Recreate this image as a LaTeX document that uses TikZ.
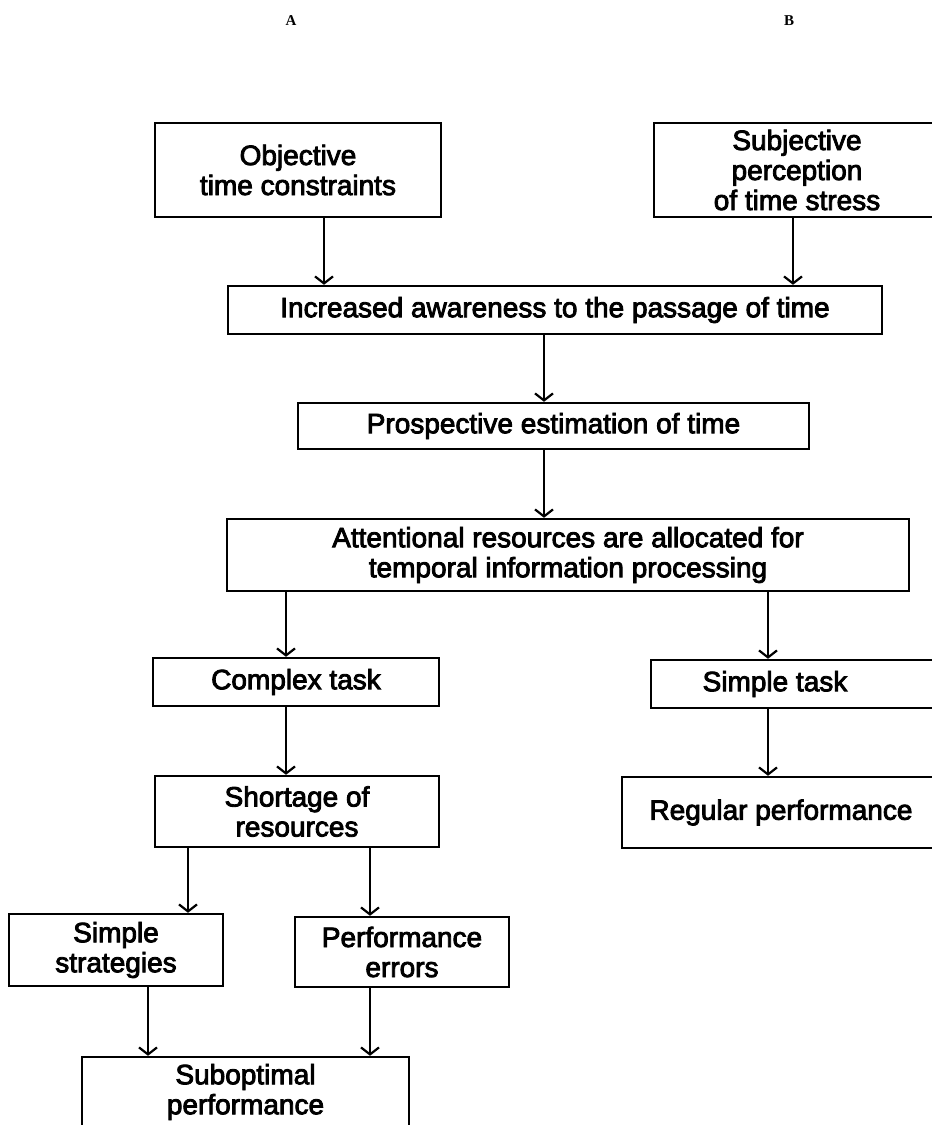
\documentclass[tikz,border=0pt]{standalone}
\usepackage{fontspec}
\setmainfont{Liberation Sans}[UprightFeatures={FakeBold=3}]
\newfontfamily\tagfont{Liberation Serif}
\usetikzlibrary{arrows.meta, positioning}

\begin{document}
\begin{tikzpicture}[
    x=1pt, y=-1pt,
    box/.style={draw, rectangle, line width=2.4pt, inner sep=0pt, align=center, font=\fontsize{28}{30}\selectfont},
    arrow/.style={-{Straight Barb[length=7pt, width=18pt]}, line width=2.2pt},
    tag/.style={font=\tagfont\bfseries\fontsize{15}{17}\selectfont}
]
\useasboundingbox (0,0) rectangle (932,1125);
\node[tag] (tagA) at (291,21) {A};
\node[tag] (tagB) at (789,21) {B};
\node[box, minimum width=286pt, minimum height=94pt] (objective) at (298,170) {Objective\\time constraints};
\node[box, minimum width=286pt, minimum height=94pt] (subjective) at (797,170) {Subjective\\perception\\of time stress};
\node[box, minimum width=654pt, minimum height=48pt] (awareness) at (555,310) {Increased awareness to the passage of time};
\node[box, minimum width=511pt, minimum height=46pt] (prospective) at (553.5,426) {Prospective estimation of time};
\node[box, minimum width=682pt, minimum height=72pt] (attention) at (568,555) {Attentional resources are allocated for\\temporal information processing};
\node[box, minimum width=286pt, minimum height=48pt] (complex) at (296,682) {Complex task};
\node[box, minimum width=294pt, minimum height=48pt] (simple) at (798,684) {Simple task\hspace*{46pt}};
\node[box, minimum width=284pt, minimum height=71pt] (shortage) at (297,811.5) {Shortage of\\resources};
\node[box, minimum width=318pt, minimum height=71pt] (regular) at (781,812.5) {Regular performance};
\node[box, minimum width=214pt, minimum height=72pt] (strategies) at (116,950) {Simple\\strategies};
\node[box, minimum width=214pt, minimum height=70pt] (errors) at (402,952) {Performance\\errors};
\node[box, minimum width=327pt, minimum height=70pt] (suboptimal) at (245.5,1092) {Suboptimal\\performance};
\coordinate (colObj) at (324,0);
\coordinate (colSubj) at (793,0);
\coordinate (colMid) at (544,0);
\coordinate (colLeft) at (286,0);
\coordinate (colRight) at (768,0);
\coordinate (colStrat) at (188,0);
\coordinate (colErr) at (370,0);
\coordinate (colSub) at (148,0);
\draw[arrow] (objective.south -| colObj) -- (awareness.north -| colObj);
\draw[arrow] (subjective.south -| colSubj) -- (awareness.north -| colSubj);
\draw[arrow] (awareness.south -| colMid) -- (prospective.north -| colMid);
\draw[arrow] (prospective.south -| colMid) -- (attention.north -| colMid);
\draw[arrow] (attention.south -| colLeft) -- (complex.north -| colLeft);
\draw[arrow] (attention.south -| colRight) -- (simple.north -| colRight);
\draw[arrow] (complex.south -| colLeft) -- (shortage.north -| colLeft);
\draw[arrow] (simple.south -| colRight) -- (regular.north -| colRight);
\draw[arrow] (shortage.south -| colStrat) -- (strategies.north -| colStrat);
\draw[arrow] (shortage.south -| colErr) -- (errors.north -| colErr);
\draw[arrow] (strategies.south -| colSub) -- (suboptimal.north -| colSub);
\draw[arrow] (errors.south -| colErr) -- (suboptimal.north -| colErr);
\end{tikzpicture}
\end{document}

--

**EXERCISE PROMPT**. Set the listing down in full and exactly. Pictures within it should not appear in the copy.

**COMPLETED TASK**.
Recreate this image as a LaTeX document that uses TikZ.
\documentclass[tikz,border=0pt]{standalone}
\usepackage{fontspec}
\setmainfont{Liberation Sans}[UprightFeatures={FakeBold=3}]
\newfontfamily\tagfont{Liberation Serif}
\usetikzlibrary{arrows.meta, positioning}

\begin{document}
\begin{tikzpicture}[
    x=1pt, y=-1pt,
    box/.style={draw, rectangle, line width=2.4pt, inner sep=0pt, align=center, font=\fontsize{28}{30}\selectfont},
    arrow/.style={-{Straight Barb[length=7pt, width=18pt]}, line width=2.2pt},
    tag/.style={font=\tagfont\bfseries\fontsize{15}{17}\selectfont}
]
\useasboundingbox (0,0) rectangle (932,1125);
\node[tag] (tagA) at (291,21) {A};
\node[tag] (tagB) at (789,21) {B};
\node[box, minimum width=286pt, minimum height=94pt] (objective) at (298,170) {Objective\\time constraints};
\node[box, minimum width=286pt, minimum height=94pt] (subjective) at (797,170) {Subjective\\perception\\of time stress};
\node[box, minimum width=654pt, minimum height=48pt] (awareness) at (555,310) {Increased awareness to the passage of time};
\node[box, minimum width=511pt, minimum height=46pt] (prospective) at (553.5,426) {Prospective estimation of time};
\node[box, minimum width=682pt, minimum height=72pt] (attention) at (568,555) {Attentional resources are allocated for\\temporal information processing};
\node[box, minimum width=286pt, minimum height=48pt] (complex) at (296,682) {Complex task};
\node[box, minimum width=294pt, minimum height=48pt] (simple) at (798,684) {Simple task\hspace*{46pt}};
\node[box, minimum width=284pt, minimum height=71pt] (shortage) at (297,811.5) {Shortage of\\resources};
\node[box, minimum width=318pt, minimum height=71pt] (regular) at (781,812.5) {Regular performance};
\node[box, minimum width=214pt, minimum height=72pt] (strategies) at (116,950) {Simple\\strategies};
\node[box, minimum width=214pt, minimum height=70pt] (errors) at (402,952) {Performance\\errors};
\node[box, minimum width=327pt, minimum height=70pt] (suboptimal) at (245.5,1092) {Suboptimal\\performance};
\coordinate (colObj) at (324,0);
\coordinate (colSubj) at (793,0);
\coordinate (colMid) at (544,0);
\coordinate (colLeft) at (286,0);
\coordinate (colRight) at (768,0);
\coordinate (colStrat) at (188,0);
\coordinate (colErr) at (370,0);
\coordinate (colSub) at (148,0);
\draw[arrow] (objective.south -| colObj) -- (awareness.north -| colObj);
\draw[arrow] (subjective.south -| colSubj) -- (awareness.north -| colSubj);
\draw[arrow] (awareness.south -| colMid) -- (prospective.north -| colMid);
\draw[arrow] (prospective.south -| colMid) -- (attention.north -| colMid);
\draw[arrow] (attention.south -| colLeft) -- (complex.north -| colLeft);
\draw[arrow] (attention.south -| colRight) -- (simple.north -| colRight);
\draw[arrow] (complex.south -| colLeft) -- (shortage.north -| colLeft);
\draw[arrow] (simple.south -| colRight) -- (regular.north -| colRight);
\draw[arrow] (shortage.south -| colStrat) -- (strategies.north -| colStrat);
\draw[arrow] (shortage.south -| colErr) -- (errors.north -| colErr);
\draw[arrow] (strategies.south -| colSub) -- (suboptimal.north -| colSub);
\draw[arrow] (errors.south -| colErr) -- (suboptimal.north -| colErr);
\end{tikzpicture}
\end{document}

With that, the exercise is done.